9. Experience Water Activities at Lake Powell
Escape the desert heat and immerse yourself in the refreshing waters of Lake Powell. A mere 12 miles north of Page, Arizona, Lone Rock Beach beckons as a popular recreation area on the lake. This beach offers the perfect retreat for camping and various water activities along the lake’s pristine shoreline. Wake up to the soothing sounds of nature before enjoying your day out on the water. Things to do around the Lake Powell area include spending leisurely hours swimming in the cool, sapphire waters, embarking on a boat or kayak adventure (note: there is no launch ramp), or simply savoring the company of fellow campers as you sit by the water’s edge. Lone Rock Beach also provides a designated area for ATV vehicle usage, ensuring an unforgettable and inclusive experience for the entire family.
10. Discover the Grand Staircase-Escalante National Monument
Prepare to be enraptured by the wonders of the Grand-Staircase Escalante National Monument, a true treasure among Page’s offerings. Designated as a national monument in 1996, this vast expanse of land spanning 1.7 million acres is a testament to nature’s grandeur.
Divided into three sections — the Escalante Canyon, the Kaiparowits Plateau, and the Grand Staircase — it offers diverse attractions and activities. The Escalante Canyons area is popular amongst hikers with its abundance of trails, including the Dry Fork Narrows leading to captivating slot canyons such as Peek-a-boo and Spooky Gulch. Cascading waterfalls like the Upper and Lower Calf Creek Falls add to the allure of Escalante Canyon. Meanwhile, the Kaiparowits Plateau lures adventurers with its lush juniper and pinyon trees, towering heights, and challenging terrain. This area also features sedimentary rocks that preserve the relics of ancient life from as far back as 30 million years ago. Finally, the remote Grand Staircase region is sprawling with an abundance of slot canyons and unforgettable views. Don’t forget to explore other popular spots within the monument, such as Grosvenor Arch and Devil’s Garden, before bidding farewell to this extraordinary destination.
Bonus: Travel Back in Time at the John Wesley Powell Museum
Discover the history and geography of the American West at the Powell Museum & Archives.
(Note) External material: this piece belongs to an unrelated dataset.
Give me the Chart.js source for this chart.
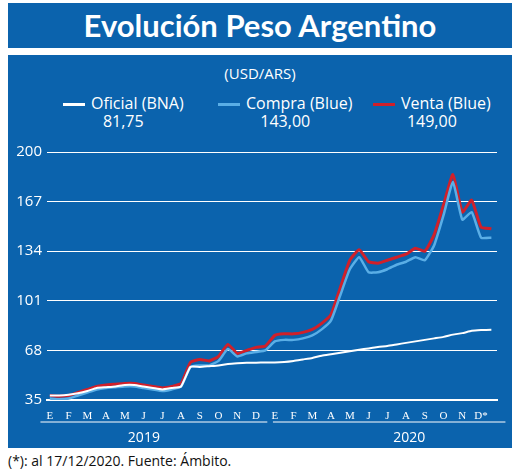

Named after the fearless one-armed explorer of the late 1800s, this museum offers a wealth of exhibits dedicated to river history and sculptures commemorating Powell’s daring expeditions. Immerse yourself in the past with detailed maps, photographs, and a fascinating dinosaur exhibit. Step outside to the outdoor pavilion, where you can enjoy a picnic while overlooking the Green River and its mesmerizing landscape. Let the museum’s treasures and the natural beauty that surrounds it transport you to a bygone era and deepen your connection to the remarkable stories of the West.